Schulungen zum Thema "Demenz und Lebensende"
Das von Expert*innen des Deutschen Hospiz- und PalliativVerbandes e. V. und der Deutschen Alzheimer Gesellschaft überarbeitete Curriculum "Mit-Gefühlt" unterstützt unter anderem Ehrenamtliche, die Menschen mit Demenz in ihrer letzten Lebensphase begleiten. Es vermittelt praxisnah die Bedürfnisse von Menschen mit Demenz in dieser sensiblen Zeit. Die Herausgeber*innen betonen hier zudem, wie wichtig es ist, dass alle, die Sterbende begleiten, über ein fundiertes Wissen zum Thema Demenz verfügen.
Demenzsensibles Krankenhaus
Im Rahmen einer interdisziplinären Arbeitsgruppe haben fünf Fachgesellschaften praxisorientierte Empfehlungen zum Delir- und Demenz-Screening sowie zum Delir-Management im Krankenhaus entwickelt. Die Empfehlungen zeigen auf, warum ein frühzeitiges Screening im Klinikalltag wichtig ist und wie es konkret umgesetzt werden kann. Verschiedene Testverfahren werden mit ihren Merkmalen, Stärken und Schwächen sowie dem jeweiligen Zeitaufwand vorgestellt. Viele der vorgestellten Verfahren sind direkt verlinkt und meist kostenlos nutzbar.
Nationales Netzwerk zur Demenzversorgungsforschung
Das Netzwerk TaNDem ist erfolgreich gestartet: Die technische Infrastruktur steht, erste Projekte sind angelaufen, und der monatliche Newsletter sorgt für einen kontinuierlichen Austausch mit allen Mitgliedern. Unter anderem zwei Projekte wurden standortübergreifend vorangebracht: Zum einen wurde im Projekt G-EAT – German Environmental Audit Tool ein Instrument entwickelt und angepasst, mit dem sich die Gestaltung von stationären Pflegeeinrichtungen aus Sicht von Menschen mit Demenz erfassen lässt.
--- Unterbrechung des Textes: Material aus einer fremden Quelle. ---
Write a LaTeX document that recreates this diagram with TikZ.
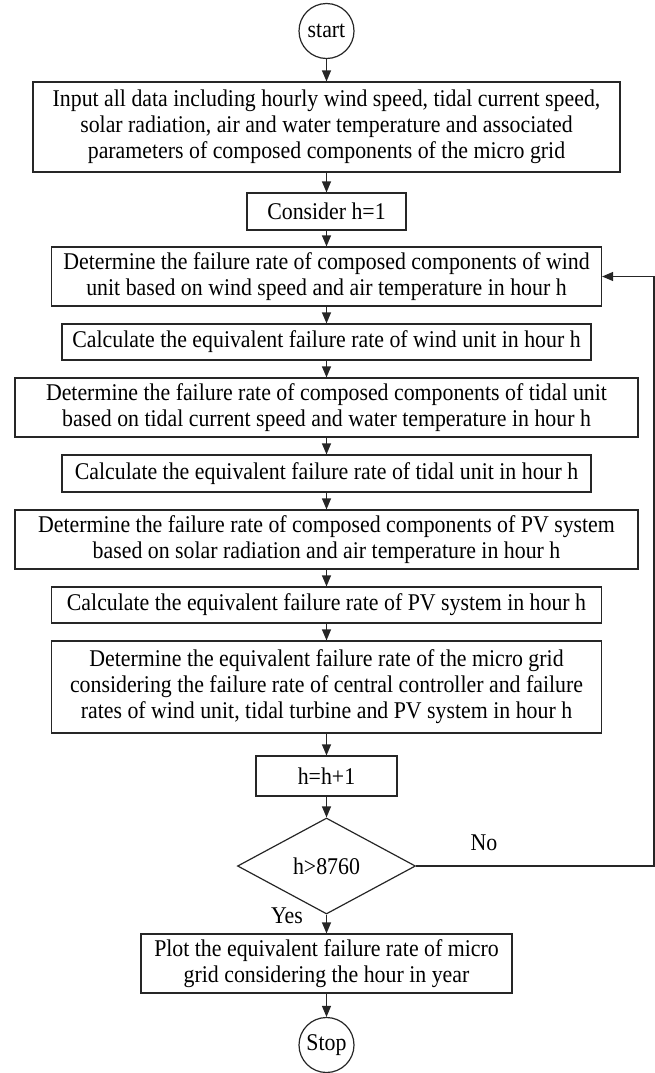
\documentclass[tikz,border=0pt]{standalone}
\usepackage{fontspec}
\setmainfont{Liberation Serif}[FakeStretch=0.91]
\usetikzlibrary{shapes.geometric,arrows.meta}
\begin{document}
\begin{tikzpicture}[x=1bp,y=-1bp,
  txt/.style={font=\fontsize{24bp}{26bp}\selectfont},
  box/.style={txt, draw=black!85, line width=1.2bp, align=center, inner sep=0pt, rectangle},
  term/.style={txt, draw=black!85, line width=1.2bp, circle, inner sep=0pt, minimum size=55bp},
  decision/.style={txt, draw=black!85, line width=1.2bp, diamond, inner sep=0pt, aspect=1.85, minimum width=178bp, minimum height=96bp},
  arr/.style={draw=black!85, line width=1.2bp, -{Triangle[length=11bp,width=9bp]}}
]
\useasboundingbox (0,0) rectangle (655,1073);

\node[term] (start) at (326.5,31) {start};
\node[box, minimum width=587bp, minimum height=90bp] (input) at (326.5,127)
  {Input all data including hourly wind speed, tidal current speed,\\
   solar radiation, air and water temperature and associated\\
   parameters of composed components of the micro grid};
\node[box, minimum width=159bp, minimum height=37bp] (cons) at (326.5,211.5) {Consider h=1};
\node[box, minimum width=550bp, minimum height=59bp] (wind) at (326.5,276.5)
  {Determine the failure rate of composed components of wind\\
   unit based on wind speed and air temperature in hour h};
\node[box, minimum width=529bp, minimum height=36bp] (cwind) at (326.5,342)
  {Calculate the equivalent failure rate of wind unit in hour h};
\node[box, minimum width=623bp, minimum height=59bp] (tidal) at (326.5,407.5)
  {Determine the failure rate of composed components of tidal unit\\
   based on tidal current speed and water temperature in hour h};
\node[box, minimum width=529bp, minimum height=37bp] (ctidal) at (326.5,473.5)
  {Calculate the equivalent failure rate of tidal unit in hour h};
\node[box, minimum width=623bp, minimum height=59bp] (pv) at (326.5,539.5)
  {Determine the failure rate of composed components of PV system\\
   based on solar radiation and air temperature in hour h};
\node[box, minimum width=550bp, minimum height=36bp] (cpv) at (326.5,605)
  {Calculate the equivalent failure rate of PV system in hour h};
\node[box, minimum width=550bp, minimum height=92bp] (micro) at (326.5,687)
  {Determine the equivalent failure rate of the micro grid\\
   considering the failure rate of central controller and failure\\
   rates of wind unit, tidal turbine and PV system in hour h};
\node[box, minimum width=141bp, minimum height=40bp] (inc) at (326.5,776) {h=h+1};
\node[decision] (dec) at (326.5,866) {h>8760};
\node[box, minimum width=371bp, minimum height=59bp] (plot) at (326.5,963.5)
  {Plot the equivalent failure rate of micro\\
   grid considering the hour in year};
\node[term] (stop) at (326.5,1045) {Stop};

\node[txt, inner sep=0pt] (no) at (484,843) {No};
\node[txt, inner sep=0pt] (yes) at (287,916) {Yes};

\coordinate (loopc) at (654,866);

\draw[arr] (start) -- (input);
\draw[arr] (input) -- (cons);
\draw[arr] (cons) -- (wind);
\draw[arr] (wind) -- (cwind);
\draw[arr] (cwind) -- (tidal);
\draw[arr] (tidal) -- (ctidal);
\draw[arr] (ctidal) -- (pv);
\draw[arr] (pv) -- (cpv);
\draw[arr] (cpv) -- (micro);
\draw[arr] (micro) -- (inc);
\draw[arr] (inc) -- (dec);
\draw[arr] (dec) -- (plot);
\draw[arr] (plot) -- (stop);
\draw[arr] (dec.east) -- (loopc) |- (wind.east);
\end{tikzpicture}
\end{document}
Zum anderen wurde in der Region Siegen-Wittgenstein im Rahmen der Studie RoutineDeCM das Dementia Care Management eingeführt und seine Wirkung untersucht.
Versorgungsforschung zu Demenz
Mit dem Buch "Angehörige von Menschen mit Demenz: Forschungsergebnisse und Perspektiven" rücken das Deutsche Zentrum für Neurodegenerative Erkrankungen und die Deutsche Alzheimer Gesellschaft e. V. die Situation pflegender Angehöriger in den Fokus. Der Sammelband beleuchtet ihre Lebenslage aus wissenschaftlicher Perspektive und stellt erprobte Unterstützungsansätze vor. Auf dieser Grundlage werden Empfehlungen für die Versorgungspraxis, politische Strategien und gesellschaftliche Entwicklungen formuliert.